## PROVIDED DATA

***

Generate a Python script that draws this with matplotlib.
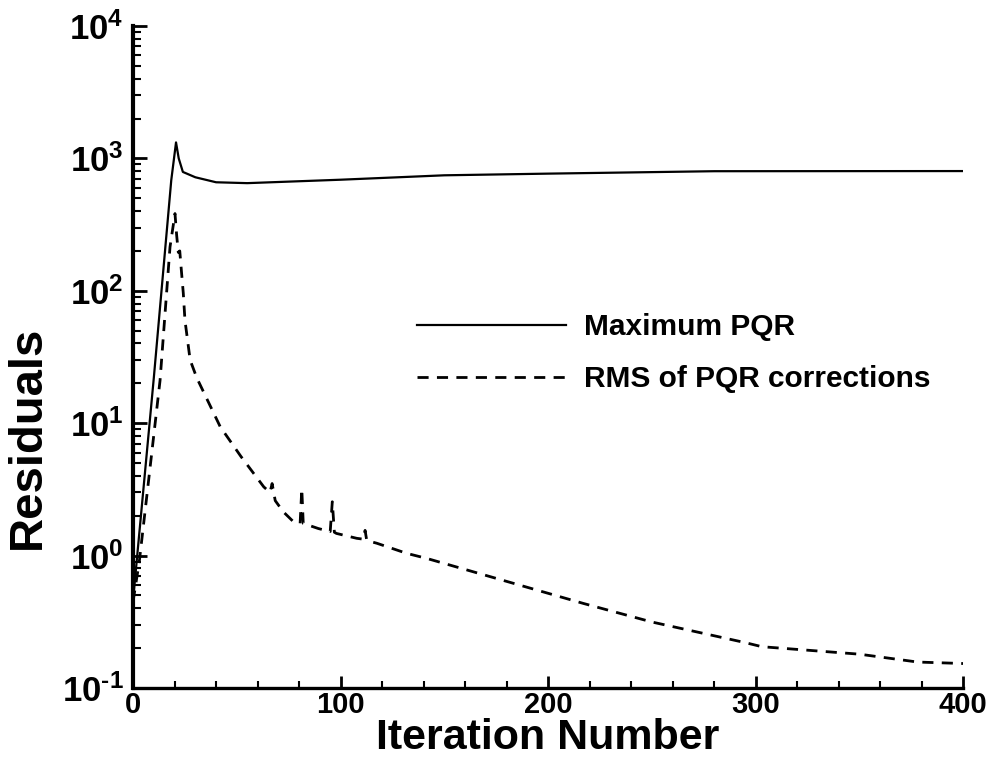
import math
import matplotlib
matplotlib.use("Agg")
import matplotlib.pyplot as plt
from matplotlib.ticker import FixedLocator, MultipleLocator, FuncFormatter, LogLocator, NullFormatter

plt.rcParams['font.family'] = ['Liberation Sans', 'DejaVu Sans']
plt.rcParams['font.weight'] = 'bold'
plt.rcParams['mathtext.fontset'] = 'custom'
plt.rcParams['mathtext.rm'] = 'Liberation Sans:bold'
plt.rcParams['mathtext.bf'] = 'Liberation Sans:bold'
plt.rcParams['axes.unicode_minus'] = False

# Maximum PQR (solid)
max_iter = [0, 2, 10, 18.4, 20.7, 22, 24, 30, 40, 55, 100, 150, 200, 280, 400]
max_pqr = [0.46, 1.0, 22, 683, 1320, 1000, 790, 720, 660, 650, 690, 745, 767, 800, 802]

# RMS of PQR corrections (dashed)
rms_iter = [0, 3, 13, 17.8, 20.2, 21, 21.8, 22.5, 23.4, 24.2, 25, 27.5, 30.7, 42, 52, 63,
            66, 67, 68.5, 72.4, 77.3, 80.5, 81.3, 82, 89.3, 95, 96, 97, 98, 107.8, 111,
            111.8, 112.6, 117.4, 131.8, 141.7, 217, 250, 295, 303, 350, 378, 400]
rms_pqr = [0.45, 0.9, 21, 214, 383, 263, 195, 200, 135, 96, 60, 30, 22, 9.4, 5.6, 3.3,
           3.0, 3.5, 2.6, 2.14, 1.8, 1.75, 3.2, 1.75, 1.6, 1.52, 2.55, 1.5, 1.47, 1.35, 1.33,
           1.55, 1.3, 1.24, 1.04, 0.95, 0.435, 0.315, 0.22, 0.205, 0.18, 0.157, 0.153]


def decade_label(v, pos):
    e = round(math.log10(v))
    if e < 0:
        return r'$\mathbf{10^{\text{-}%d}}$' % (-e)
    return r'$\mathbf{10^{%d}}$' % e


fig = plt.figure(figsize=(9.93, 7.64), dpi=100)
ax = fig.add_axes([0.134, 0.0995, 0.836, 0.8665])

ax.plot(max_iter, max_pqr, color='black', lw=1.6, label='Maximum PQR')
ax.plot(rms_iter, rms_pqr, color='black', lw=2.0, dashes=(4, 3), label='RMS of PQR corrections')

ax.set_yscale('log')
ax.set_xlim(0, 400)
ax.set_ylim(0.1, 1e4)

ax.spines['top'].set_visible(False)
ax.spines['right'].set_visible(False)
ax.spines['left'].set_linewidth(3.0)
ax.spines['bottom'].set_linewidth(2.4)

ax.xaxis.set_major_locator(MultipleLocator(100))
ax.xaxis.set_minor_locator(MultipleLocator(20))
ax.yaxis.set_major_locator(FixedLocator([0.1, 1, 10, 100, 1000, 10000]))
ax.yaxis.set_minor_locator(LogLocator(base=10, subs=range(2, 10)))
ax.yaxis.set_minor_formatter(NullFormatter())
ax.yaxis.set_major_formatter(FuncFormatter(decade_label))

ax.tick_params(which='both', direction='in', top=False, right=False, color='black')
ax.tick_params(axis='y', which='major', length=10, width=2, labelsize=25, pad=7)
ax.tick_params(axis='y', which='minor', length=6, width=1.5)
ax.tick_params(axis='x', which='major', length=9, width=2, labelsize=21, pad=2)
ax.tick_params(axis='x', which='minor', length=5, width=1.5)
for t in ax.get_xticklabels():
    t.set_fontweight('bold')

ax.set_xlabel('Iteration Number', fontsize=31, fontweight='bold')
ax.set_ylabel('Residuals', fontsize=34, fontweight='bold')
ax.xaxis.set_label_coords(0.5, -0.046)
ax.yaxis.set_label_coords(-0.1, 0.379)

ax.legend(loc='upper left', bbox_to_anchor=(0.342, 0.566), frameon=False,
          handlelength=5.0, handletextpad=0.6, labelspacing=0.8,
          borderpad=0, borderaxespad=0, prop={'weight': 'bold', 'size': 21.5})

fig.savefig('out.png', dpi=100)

***

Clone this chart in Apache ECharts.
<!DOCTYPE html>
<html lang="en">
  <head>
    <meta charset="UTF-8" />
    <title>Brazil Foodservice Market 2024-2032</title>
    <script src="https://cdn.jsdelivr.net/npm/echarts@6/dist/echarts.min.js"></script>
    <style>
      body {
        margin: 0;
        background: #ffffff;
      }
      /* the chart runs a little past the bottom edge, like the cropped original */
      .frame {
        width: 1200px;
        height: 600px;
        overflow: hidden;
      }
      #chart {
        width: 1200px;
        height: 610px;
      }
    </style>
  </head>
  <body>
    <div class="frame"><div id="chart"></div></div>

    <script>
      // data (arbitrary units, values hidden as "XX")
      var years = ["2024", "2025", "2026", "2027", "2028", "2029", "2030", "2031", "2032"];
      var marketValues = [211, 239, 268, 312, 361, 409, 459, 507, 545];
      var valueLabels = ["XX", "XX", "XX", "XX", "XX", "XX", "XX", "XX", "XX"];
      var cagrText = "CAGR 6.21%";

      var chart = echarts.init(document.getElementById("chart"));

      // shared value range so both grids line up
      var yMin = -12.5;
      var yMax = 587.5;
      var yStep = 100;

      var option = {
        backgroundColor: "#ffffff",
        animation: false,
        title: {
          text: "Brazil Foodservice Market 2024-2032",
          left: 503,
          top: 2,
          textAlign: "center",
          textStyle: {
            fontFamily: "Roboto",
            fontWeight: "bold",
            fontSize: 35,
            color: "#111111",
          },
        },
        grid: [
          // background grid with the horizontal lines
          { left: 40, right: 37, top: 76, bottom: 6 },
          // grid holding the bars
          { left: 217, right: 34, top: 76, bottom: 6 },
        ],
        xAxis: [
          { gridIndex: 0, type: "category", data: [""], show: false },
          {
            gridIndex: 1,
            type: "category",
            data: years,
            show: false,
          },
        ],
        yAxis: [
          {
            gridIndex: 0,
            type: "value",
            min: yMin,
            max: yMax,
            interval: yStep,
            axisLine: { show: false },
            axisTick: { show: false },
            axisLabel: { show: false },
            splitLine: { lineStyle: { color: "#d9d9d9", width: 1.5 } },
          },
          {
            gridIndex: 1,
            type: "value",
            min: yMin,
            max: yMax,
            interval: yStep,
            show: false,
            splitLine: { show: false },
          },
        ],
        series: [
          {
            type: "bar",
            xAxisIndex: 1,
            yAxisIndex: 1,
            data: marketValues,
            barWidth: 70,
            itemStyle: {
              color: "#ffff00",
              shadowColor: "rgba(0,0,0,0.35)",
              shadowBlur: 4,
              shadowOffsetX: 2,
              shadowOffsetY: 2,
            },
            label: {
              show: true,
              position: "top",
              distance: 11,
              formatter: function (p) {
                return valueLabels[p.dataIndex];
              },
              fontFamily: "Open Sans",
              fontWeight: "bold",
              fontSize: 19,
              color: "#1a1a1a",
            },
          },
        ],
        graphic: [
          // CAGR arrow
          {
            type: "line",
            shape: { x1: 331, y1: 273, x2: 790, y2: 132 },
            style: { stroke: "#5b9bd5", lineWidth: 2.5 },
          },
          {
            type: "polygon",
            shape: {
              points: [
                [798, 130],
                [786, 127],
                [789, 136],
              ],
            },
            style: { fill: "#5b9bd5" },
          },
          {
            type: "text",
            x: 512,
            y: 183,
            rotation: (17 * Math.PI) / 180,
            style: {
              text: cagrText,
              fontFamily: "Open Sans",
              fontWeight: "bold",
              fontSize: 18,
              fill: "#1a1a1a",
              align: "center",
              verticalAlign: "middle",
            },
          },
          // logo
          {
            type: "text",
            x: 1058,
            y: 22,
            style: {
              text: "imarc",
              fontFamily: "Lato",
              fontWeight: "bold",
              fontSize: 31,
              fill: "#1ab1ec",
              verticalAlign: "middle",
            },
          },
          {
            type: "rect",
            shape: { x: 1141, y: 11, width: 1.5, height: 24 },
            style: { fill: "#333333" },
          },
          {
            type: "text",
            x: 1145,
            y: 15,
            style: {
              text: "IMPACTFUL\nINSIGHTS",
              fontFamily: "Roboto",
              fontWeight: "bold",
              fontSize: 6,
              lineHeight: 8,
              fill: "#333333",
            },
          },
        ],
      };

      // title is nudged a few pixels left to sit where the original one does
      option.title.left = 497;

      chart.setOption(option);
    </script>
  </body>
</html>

***

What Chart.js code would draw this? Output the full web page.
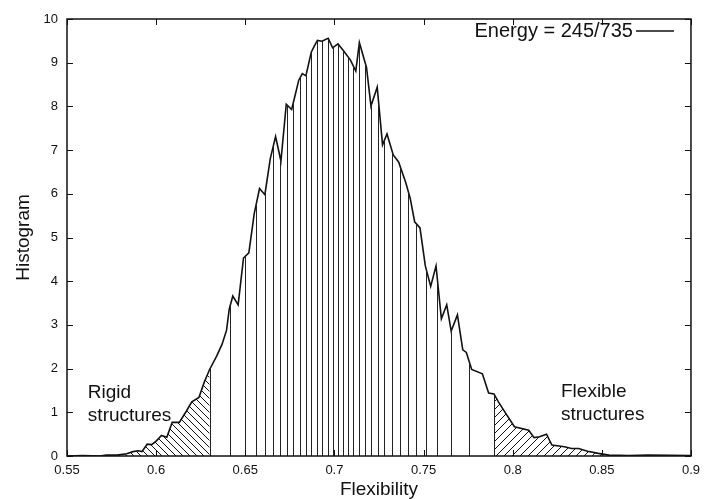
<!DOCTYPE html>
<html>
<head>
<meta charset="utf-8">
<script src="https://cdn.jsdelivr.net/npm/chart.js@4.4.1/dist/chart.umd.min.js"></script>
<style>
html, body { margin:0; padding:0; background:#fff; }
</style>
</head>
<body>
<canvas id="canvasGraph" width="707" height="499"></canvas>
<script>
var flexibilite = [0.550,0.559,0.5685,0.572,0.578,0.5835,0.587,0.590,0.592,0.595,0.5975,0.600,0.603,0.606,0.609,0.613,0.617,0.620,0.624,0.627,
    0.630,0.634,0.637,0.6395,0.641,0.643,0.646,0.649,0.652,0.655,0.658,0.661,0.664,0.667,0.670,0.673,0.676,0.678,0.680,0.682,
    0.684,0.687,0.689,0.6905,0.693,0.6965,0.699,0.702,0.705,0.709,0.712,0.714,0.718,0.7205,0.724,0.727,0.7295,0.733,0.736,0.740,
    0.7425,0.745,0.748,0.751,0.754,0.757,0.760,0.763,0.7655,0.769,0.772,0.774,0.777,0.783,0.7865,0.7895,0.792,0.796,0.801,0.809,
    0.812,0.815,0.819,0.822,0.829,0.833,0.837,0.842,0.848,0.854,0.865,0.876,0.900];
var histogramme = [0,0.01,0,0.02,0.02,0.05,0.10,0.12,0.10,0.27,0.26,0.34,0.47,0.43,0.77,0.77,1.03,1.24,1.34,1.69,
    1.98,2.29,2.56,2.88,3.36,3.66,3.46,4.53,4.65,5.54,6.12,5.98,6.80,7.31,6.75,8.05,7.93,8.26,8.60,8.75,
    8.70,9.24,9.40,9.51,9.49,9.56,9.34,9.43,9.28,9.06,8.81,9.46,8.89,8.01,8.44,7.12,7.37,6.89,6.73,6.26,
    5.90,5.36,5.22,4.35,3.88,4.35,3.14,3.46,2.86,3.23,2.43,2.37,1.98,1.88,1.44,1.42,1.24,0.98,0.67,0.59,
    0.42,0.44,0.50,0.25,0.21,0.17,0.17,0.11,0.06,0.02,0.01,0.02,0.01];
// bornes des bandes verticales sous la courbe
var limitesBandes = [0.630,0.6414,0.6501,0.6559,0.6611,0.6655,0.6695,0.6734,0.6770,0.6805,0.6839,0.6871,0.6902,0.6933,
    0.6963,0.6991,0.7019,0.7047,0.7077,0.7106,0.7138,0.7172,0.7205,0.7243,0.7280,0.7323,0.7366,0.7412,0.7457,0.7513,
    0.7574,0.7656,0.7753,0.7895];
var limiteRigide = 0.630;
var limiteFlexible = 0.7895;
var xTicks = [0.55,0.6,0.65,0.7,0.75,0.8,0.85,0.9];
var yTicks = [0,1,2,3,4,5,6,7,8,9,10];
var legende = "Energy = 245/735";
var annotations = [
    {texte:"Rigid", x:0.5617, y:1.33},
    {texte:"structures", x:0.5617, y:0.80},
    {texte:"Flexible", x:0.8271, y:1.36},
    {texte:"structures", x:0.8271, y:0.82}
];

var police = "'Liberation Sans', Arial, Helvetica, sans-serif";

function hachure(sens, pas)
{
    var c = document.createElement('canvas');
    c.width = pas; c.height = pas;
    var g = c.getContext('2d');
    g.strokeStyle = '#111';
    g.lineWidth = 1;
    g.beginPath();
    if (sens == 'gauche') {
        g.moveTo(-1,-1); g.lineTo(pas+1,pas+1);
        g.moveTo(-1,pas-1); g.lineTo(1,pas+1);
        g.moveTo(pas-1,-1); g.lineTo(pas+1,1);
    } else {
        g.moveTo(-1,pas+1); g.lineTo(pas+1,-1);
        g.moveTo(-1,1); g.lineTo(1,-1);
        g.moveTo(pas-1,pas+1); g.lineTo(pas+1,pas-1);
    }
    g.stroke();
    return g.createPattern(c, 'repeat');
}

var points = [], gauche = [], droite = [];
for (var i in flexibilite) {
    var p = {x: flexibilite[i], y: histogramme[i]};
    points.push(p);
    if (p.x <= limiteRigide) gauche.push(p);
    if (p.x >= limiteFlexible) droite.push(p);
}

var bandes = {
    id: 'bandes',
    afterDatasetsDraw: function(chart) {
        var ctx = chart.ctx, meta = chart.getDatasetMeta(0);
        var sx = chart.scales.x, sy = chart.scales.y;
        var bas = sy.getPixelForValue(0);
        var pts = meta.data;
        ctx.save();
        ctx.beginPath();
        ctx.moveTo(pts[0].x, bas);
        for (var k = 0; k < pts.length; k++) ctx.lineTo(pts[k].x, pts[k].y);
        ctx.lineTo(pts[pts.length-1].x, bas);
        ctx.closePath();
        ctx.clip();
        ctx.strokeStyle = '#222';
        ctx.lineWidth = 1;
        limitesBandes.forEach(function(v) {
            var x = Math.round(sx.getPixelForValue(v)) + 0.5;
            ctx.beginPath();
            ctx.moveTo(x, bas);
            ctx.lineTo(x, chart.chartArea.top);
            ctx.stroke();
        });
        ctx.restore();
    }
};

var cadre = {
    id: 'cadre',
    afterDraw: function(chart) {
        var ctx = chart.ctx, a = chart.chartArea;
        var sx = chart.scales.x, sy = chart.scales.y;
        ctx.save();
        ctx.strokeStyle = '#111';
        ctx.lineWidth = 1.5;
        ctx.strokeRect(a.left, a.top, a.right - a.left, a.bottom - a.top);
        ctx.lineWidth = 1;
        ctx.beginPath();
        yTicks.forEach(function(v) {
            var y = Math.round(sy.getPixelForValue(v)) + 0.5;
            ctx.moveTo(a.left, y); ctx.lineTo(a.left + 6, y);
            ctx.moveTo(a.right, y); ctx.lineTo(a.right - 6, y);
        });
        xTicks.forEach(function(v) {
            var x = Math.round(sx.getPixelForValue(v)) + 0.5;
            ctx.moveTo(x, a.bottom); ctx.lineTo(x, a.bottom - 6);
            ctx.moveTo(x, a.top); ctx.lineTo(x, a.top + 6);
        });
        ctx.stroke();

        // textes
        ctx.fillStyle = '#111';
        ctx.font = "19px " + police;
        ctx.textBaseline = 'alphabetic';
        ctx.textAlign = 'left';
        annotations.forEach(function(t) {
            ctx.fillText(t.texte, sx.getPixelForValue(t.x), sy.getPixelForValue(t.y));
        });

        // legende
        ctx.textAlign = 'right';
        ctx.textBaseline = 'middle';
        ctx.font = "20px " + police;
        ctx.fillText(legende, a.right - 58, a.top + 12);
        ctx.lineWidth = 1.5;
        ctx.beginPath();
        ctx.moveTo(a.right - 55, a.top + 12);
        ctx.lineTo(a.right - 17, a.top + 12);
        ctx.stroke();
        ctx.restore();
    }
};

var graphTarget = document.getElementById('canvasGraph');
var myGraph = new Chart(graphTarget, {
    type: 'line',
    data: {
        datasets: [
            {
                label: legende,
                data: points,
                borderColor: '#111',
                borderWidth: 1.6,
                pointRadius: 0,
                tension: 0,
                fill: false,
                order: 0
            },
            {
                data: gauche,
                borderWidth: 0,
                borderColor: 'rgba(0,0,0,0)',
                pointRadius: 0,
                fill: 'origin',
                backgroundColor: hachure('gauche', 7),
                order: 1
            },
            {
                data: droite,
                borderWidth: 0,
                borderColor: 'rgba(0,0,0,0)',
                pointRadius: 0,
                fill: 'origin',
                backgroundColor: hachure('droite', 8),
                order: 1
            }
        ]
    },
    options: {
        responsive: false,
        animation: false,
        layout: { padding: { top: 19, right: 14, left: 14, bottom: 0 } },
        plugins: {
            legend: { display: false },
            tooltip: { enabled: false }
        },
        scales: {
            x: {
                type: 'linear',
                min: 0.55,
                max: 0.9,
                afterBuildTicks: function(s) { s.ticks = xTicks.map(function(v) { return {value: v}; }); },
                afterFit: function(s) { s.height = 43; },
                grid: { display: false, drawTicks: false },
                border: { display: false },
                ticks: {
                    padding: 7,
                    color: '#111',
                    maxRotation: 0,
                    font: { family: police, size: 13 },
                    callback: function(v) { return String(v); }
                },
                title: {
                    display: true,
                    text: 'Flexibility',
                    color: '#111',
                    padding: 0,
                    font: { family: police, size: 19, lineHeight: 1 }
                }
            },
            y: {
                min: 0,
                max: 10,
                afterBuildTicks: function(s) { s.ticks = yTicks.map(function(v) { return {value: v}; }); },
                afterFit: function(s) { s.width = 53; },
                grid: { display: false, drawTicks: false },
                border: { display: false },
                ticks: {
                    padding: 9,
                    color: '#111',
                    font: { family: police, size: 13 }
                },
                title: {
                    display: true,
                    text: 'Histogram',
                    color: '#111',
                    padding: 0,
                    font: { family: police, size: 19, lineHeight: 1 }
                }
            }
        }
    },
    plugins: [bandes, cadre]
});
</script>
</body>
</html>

***

## EXERCISE BRIEF
Above are some records. Reproduce the lines from the one with "Generate a Python" down to the one with "plt.rcParams['axes.unicode_minus'] = False", keeping both, and leave every picture out.

## PROBLEM SOLUTION
Generate a Python script that draws this with matplotlib.
import math
import matplotlib
matplotlib.use("Agg")
import matplotlib.pyplot as plt
from matplotlib.ticker import FixedLocator, MultipleLocator, FuncFormatter, LogLocator, NullFormatter

plt.rcParams['font.family'] = ['Liberation Sans', 'DejaVu Sans']
plt.rcParams['font.weight'] = 'bold'
plt.rcParams['mathtext.fontset'] = 'custom'
plt.rcParams['mathtext.rm'] = 'Liberation Sans:bold'
plt.rcParams['mathtext.bf'] = 'Liberation Sans:bold'
plt.rcParams['axes.unicode_minus'] = False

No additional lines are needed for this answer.